Survey Data

Reg No

50100066


Rating

Regional


Categories of Special Interest

Architectural


Previous Name

F. Charles Jones


Original Use

House


In Use As

Office


Date

1760 - 1860


Coordinates

316046, 233714


Date Recorded

07/09/2016


Date Updated

--/--/--


Description

Attached two-bay four-storey former house, built c. 1780, remodelled 1858. Now in commercial use and having recent traditional-style shopfront to ground floor. Pitched slate roof, perpendicular to frontage, behind high parapet wall with granite coping. Brick Flemish bond walling to upper floors, and painted smooth render to ground floor below continuous first floor granite sill course.
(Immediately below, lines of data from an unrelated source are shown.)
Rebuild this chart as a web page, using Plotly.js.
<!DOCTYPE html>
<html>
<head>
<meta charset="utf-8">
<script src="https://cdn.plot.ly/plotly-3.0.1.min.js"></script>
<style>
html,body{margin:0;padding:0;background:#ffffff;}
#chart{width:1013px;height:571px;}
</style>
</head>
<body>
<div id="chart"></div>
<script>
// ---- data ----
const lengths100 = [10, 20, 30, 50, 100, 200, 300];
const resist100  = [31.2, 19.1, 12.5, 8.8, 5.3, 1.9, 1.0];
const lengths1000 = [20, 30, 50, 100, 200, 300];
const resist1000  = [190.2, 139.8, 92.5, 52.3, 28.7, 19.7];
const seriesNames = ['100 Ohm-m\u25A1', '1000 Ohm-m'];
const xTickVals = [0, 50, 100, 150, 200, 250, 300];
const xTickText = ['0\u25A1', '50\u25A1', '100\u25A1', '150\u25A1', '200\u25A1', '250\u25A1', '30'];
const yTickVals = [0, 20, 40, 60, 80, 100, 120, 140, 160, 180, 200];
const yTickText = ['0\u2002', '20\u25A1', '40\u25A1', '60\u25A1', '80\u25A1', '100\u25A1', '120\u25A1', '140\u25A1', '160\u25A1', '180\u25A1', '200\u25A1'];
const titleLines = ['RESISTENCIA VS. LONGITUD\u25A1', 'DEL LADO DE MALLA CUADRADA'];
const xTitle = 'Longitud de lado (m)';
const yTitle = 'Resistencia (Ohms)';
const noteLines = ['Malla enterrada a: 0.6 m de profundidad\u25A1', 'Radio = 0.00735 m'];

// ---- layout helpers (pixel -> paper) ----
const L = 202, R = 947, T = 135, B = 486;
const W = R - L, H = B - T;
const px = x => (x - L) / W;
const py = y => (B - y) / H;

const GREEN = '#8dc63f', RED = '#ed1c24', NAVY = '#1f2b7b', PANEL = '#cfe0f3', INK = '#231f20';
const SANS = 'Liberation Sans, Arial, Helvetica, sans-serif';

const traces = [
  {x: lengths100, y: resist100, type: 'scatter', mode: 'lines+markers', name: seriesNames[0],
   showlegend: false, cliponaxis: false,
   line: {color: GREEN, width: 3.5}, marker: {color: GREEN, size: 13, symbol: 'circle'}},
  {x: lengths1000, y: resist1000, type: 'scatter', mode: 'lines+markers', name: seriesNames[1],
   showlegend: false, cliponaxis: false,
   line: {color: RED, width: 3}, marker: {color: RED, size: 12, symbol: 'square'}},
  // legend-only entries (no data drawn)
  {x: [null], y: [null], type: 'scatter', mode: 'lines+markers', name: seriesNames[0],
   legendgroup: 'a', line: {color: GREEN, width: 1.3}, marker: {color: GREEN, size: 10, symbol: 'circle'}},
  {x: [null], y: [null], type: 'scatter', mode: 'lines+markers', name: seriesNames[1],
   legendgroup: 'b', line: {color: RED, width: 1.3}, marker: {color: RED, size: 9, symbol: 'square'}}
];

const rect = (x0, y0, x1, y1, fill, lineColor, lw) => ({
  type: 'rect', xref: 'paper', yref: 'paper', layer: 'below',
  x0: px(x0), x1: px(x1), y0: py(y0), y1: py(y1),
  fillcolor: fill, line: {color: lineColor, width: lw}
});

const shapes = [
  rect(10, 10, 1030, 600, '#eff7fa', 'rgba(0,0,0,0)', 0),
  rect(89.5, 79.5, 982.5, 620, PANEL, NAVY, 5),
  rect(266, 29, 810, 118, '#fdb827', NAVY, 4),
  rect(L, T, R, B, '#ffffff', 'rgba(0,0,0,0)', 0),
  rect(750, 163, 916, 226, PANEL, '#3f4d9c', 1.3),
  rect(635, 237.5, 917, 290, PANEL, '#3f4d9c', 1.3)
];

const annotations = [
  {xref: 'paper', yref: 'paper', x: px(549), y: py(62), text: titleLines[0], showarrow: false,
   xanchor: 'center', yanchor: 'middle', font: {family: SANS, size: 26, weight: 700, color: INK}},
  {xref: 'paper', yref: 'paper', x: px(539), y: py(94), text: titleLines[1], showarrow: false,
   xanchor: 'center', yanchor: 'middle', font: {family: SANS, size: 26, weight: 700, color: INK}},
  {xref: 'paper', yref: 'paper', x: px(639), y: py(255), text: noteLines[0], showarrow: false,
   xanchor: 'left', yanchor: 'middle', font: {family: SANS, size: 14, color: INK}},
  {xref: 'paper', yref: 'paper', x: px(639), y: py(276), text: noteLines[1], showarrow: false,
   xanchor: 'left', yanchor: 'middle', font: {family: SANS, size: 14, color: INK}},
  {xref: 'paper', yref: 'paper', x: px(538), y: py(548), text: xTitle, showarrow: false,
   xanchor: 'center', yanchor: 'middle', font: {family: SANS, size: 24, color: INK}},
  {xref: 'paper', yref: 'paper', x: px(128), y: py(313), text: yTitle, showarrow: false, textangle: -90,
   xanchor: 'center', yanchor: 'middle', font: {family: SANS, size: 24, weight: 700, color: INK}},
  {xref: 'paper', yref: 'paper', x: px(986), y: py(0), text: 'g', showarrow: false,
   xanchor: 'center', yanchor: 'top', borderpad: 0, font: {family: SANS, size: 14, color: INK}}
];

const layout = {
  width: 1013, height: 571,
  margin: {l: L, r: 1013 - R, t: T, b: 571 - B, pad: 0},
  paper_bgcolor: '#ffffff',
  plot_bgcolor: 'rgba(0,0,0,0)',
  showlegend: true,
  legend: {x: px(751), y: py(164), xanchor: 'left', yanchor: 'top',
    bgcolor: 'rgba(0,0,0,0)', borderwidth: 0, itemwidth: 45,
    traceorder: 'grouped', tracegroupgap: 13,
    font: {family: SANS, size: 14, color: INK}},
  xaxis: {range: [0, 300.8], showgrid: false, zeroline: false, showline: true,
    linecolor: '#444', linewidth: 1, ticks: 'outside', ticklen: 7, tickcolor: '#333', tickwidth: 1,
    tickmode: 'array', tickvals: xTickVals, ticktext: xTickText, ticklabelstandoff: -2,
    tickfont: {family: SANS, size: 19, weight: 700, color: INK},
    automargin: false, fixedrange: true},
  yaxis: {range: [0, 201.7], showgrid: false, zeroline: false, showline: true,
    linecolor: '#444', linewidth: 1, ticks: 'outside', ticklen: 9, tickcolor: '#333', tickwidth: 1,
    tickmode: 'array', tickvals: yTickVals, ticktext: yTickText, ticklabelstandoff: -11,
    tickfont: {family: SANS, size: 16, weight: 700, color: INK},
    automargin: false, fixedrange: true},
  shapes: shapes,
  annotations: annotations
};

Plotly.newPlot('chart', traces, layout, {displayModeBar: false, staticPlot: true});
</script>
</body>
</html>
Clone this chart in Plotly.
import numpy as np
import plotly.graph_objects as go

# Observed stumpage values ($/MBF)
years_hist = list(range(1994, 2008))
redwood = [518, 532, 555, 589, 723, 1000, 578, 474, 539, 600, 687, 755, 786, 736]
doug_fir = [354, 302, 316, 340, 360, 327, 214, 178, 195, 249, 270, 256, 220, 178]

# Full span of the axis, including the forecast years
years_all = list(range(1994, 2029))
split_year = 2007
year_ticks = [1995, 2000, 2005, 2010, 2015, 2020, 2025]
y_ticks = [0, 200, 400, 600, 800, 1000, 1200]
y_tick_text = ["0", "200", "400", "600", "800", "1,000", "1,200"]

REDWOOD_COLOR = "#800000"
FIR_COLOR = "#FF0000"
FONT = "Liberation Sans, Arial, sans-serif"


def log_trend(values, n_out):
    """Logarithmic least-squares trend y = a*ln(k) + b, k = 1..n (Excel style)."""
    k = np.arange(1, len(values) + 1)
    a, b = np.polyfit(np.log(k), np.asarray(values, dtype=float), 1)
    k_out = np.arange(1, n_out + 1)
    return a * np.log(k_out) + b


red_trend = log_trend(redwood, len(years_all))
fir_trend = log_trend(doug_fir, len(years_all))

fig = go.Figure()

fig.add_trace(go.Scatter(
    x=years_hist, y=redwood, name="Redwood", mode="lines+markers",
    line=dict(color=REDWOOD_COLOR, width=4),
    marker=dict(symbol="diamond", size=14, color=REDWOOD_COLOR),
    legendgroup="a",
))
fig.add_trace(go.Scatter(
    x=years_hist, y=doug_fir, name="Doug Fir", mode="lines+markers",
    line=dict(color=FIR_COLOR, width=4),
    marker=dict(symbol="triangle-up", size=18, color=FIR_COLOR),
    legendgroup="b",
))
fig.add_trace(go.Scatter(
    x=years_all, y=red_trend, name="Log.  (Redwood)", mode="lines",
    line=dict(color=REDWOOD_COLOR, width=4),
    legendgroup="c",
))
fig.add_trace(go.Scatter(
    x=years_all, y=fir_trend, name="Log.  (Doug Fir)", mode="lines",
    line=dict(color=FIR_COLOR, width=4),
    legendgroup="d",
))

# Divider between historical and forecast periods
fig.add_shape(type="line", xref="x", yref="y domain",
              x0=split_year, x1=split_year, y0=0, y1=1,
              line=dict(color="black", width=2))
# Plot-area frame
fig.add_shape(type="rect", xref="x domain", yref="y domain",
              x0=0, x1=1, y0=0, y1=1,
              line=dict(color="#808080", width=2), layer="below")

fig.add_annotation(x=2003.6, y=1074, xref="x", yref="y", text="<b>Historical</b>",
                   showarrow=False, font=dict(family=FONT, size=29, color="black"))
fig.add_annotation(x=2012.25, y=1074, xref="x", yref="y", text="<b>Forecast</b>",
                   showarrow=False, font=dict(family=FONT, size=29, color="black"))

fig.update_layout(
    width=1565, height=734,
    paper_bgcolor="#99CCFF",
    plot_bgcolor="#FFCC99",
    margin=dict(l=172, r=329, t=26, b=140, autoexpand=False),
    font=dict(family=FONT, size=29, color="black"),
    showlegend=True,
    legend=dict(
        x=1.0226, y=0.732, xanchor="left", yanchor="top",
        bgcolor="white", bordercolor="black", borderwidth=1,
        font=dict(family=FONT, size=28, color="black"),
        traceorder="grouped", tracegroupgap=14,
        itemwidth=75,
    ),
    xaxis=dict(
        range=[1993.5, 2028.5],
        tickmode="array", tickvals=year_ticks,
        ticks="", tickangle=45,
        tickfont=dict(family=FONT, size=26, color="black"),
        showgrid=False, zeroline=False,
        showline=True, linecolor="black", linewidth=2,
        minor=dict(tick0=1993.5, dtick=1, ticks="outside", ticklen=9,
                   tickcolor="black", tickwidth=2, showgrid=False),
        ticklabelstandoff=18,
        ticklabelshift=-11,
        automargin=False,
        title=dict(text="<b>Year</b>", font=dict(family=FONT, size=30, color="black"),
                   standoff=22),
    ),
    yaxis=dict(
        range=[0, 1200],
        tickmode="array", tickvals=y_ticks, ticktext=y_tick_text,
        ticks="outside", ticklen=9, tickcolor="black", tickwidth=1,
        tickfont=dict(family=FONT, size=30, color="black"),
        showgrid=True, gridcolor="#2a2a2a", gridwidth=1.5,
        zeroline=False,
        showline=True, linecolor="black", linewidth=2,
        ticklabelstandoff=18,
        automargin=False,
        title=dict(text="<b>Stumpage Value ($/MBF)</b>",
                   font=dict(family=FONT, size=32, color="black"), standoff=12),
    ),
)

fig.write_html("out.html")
Square-headed window openings to upper floors with patent reveals, rubbed brick voussoirs, granite sills to top two floors, and timber sliding sash windows, six-over-six pane to first and second floors and three-over-six pane to top floor. Segmental-headed doorway serving upper floors has moulded surround and timber four-panel door, flanked by plain pilasters topped by simple decorative consoles, plain frieze with moulded cornice, and plain overlight. Granite paved foreground approached by four granite steps, with recent stainless-steel balustrading to north and simple cast-iron railings to south.

Appraisal

A late eighteenth-century house, noteworthy because it represents the previous iteration of Dawson Street as an essentially mixed residential and commercial Georgian street before it became progressively commercialized with the extensive replacement of earlier buildings by larger and more idiosyncratic late nineteenth and twentieth-century structures. Shaw's Directory of 1850 records it as the premises of F. Charles Jones, clothier and draper. It was remodelled 1858 by the architect Sandham Symes. The general form, the doorway serving the upper floors, and the retention of timber sash windows enhances the facade. The shopfront is a well-detailed example of a recently made traditionally styled shopfront.